==== DATASET EXTRACT

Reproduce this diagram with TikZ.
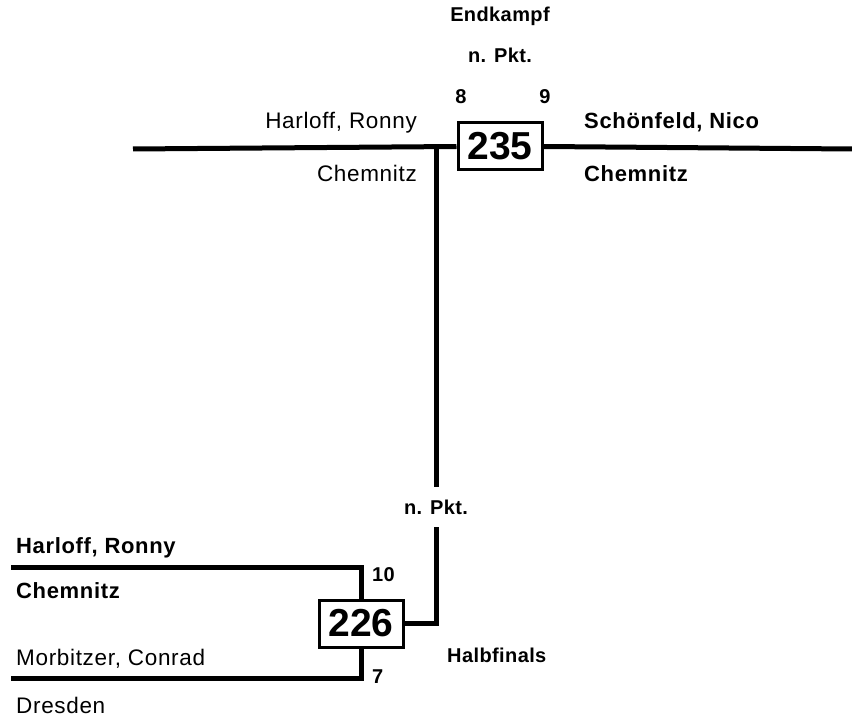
\documentclass[tikz,border=0pt]{standalone}
\usepackage{fontspec}
\setmainfont{Liberation Sans}
\newfontfamily\wideplain[LetterSpace=3]{Liberation Sans}
\newfontfamily\widebold[LetterSpace=3]{Liberation Sans}
\newfontfamily\tagbold[LetterSpace=2]{Liberation Sans}
\usetikzlibrary{positioning}
\tikzstyle{bar} = [line width=5pt]
\tikzstyle{matchbox} = [rectangle, draw=black, line width=3pt, minimum width=84pt, minimum height=47pt, inner sep=0pt, font=\bfseries\fontsize{39}{41}\selectfont]
\tikzstyle{player} = [inner sep=0pt, font=\wideplain\fontsize{22.5}{26}\selectfont]
\tikzstyle{winner} = [inner sep=0pt, font=\widebold\bfseries\fontsize{22}{26}\selectfont]
\tikzstyle{tag} = [inner sep=0pt, font=\tagbold\bfseries\fontsize{20}{24}\selectfont]

\begin{document}
\begin{tikzpicture}[x=1pt, y=-1pt]
      \useasboundingbox (0,0) rectangle (852,722);

      % Endkampf
      \node (final) [matchbox] at (500,146.5) {235};
      \node (finalTitle) [tag] at (500,22) [anchor=base] {Endkampf};
      \node (finalPkt) [tag] at (500,63) [anchor=base] {n. Pkt.};
      \node (finalPtsL) [tag] at (461,104) [anchor=base] {8};
      \node (finalPtsR) [tag] at (545,104) [anchor=base] {9};
      \node (finalNameL) [player] at (417,129) [anchor=base east] {Harloff, Ronny};
      \node (finalClubL) [player] at (417,182) [anchor=base east] {Chemnitz};
      \node (finalNameR) [winner] at (584,129) [anchor=base west] {Schönfeld, Nico};
      \node (finalClubR) [winner] at (584,182) [anchor=base west] {Chemnitz};
      \coordinate (finalL) at (133,149);
      \coordinate (finalR) at (852,149);
      \coordinate (finalJoin) at (436,149);
      \draw [bar] (finalL) -- (final.west);
      \draw [bar] (final.east) -- (finalR);

      % Halbfinals
      \node (semi) [matchbox] at (361,623.5) {226};
      \node (semiPkt) [tag, minimum height=40pt] at (436,507) {n. Pkt.};
      \node (semiTitle) [tag] at (447,662) [anchor=base west] {Halbfinals};
      \node (semiPtsA) [tag] at (372,581) [anchor=base west] {10};
      \node (semiPtsB) [tag] at (372,683) [anchor=base west] {7};
      \node (semiNameA) [winner] at (16,553) [anchor=base west] {Harloff, Ronny};
      \node (semiClubA) [winner] at (16,598) [anchor=base west] {Chemnitz};
      \node (semiNameB) [player] at (16,665) [anchor=base west] {Morbitzer, Conrad};
      \node (semiClubB) [player] at (16,713) [anchor=base west] {Dresden};
      \coordinate (semiA) at (11,567);
      \coordinate (semiB) at (11,678);
      \draw [bar] (semiA) -| (semi.north);
      \draw [bar] (semi.south) |- (semiB);

      \draw [bar] (finalJoin) -- (semiPkt.north);
      \draw [bar] (semiPkt.south) |- (semi.east);
\end{tikzpicture}
\end{document}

========

## PROBLEM DESCRIPTION
Repeat the material above word for word, please, apart from its images.

## SOLUTION TO THIS EXERCISE
Reproduce this diagram with TikZ.
\documentclass[tikz,border=0pt]{standalone}
\usepackage{fontspec}
\setmainfont{Liberation Sans}
\newfontfamily\wideplain[LetterSpace=3]{Liberation Sans}
\newfontfamily\widebold[LetterSpace=3]{Liberation Sans}
\newfontfamily\tagbold[LetterSpace=2]{Liberation Sans}
\usetikzlibrary{positioning}
\tikzstyle{bar} = [line width=5pt]
\tikzstyle{matchbox} = [rectangle, draw=black, line width=3pt, minimum width=84pt, minimum height=47pt, inner sep=0pt, font=\bfseries\fontsize{39}{41}\selectfont]
\tikzstyle{player} = [inner sep=0pt, font=\wideplain\fontsize{22.5}{26}\selectfont]
\tikzstyle{winner} = [inner sep=0pt, font=\widebold\bfseries\fontsize{22}{26}\selectfont]
\tikzstyle{tag} = [inner sep=0pt, font=\tagbold\bfseries\fontsize{20}{24}\selectfont]

\begin{document}
\begin{tikzpicture}[x=1pt, y=-1pt]
      \useasboundingbox (0,0) rectangle (852,722);

      % Endkampf
      \node (final) [matchbox] at (500,146.5) {235};
      \node (finalTitle) [tag] at (500,22) [anchor=base] {Endkampf};
      \node (finalPkt) [tag] at (500,63) [anchor=base] {n. Pkt.};
      \node (finalPtsL) [tag] at (461,104) [anchor=base] {8};
      \node (finalPtsR) [tag] at (545,104) [anchor=base] {9};
      \node (finalNameL) [player] at (417,129) [anchor=base east] {Harloff, Ronny};
      \node (finalClubL) [player] at (417,182) [anchor=base east] {Chemnitz};
      \node (finalNameR) [winner] at (584,129) [anchor=base west] {Schönfeld, Nico};
      \node (finalClubR) [winner] at (584,182) [anchor=base west] {Chemnitz};
      \coordinate (finalL) at (133,149);
      \coordinate (finalR) at (852,149);
      \coordinate (finalJoin) at (436,149);
      \draw [bar] (finalL) -- (final.west);
      \draw [bar] (final.east) -- (finalR);

      % Halbfinals
      \node (semi) [matchbox] at (361,623.5) {226};
      \node (semiPkt) [tag, minimum height=40pt] at (436,507) {n. Pkt.};
      \node (semiTitle) [tag] at (447,662) [anchor=base west] {Halbfinals};
      \node (semiPtsA) [tag] at (372,581) [anchor=base west] {10};
      \node (semiPtsB) [tag] at (372,683) [anchor=base west] {7};
      \node (semiNameA) [winner] at (16,553) [anchor=base west] {Harloff, Ronny};
      \node (semiClubA) [winner] at (16,598) [anchor=base west] {Chemnitz};
      \node (semiNameB) [player] at (16,665) [anchor=base west] {Morbitzer, Conrad};
      \node (semiClubB) [player] at (16,713) [anchor=base west] {Dresden};
      \coordinate (semiA) at (11,567);
      \coordinate (semiB) at (11,678);
      \draw [bar] (semiA) -| (semi.north);
      \draw [bar] (semi.south) |- (semiB);

      \draw [bar] (finalJoin) -- (semiPkt.north);
      \draw [bar] (semiPkt.south) |- (semi.east);
\end{tikzpicture}
\end{document}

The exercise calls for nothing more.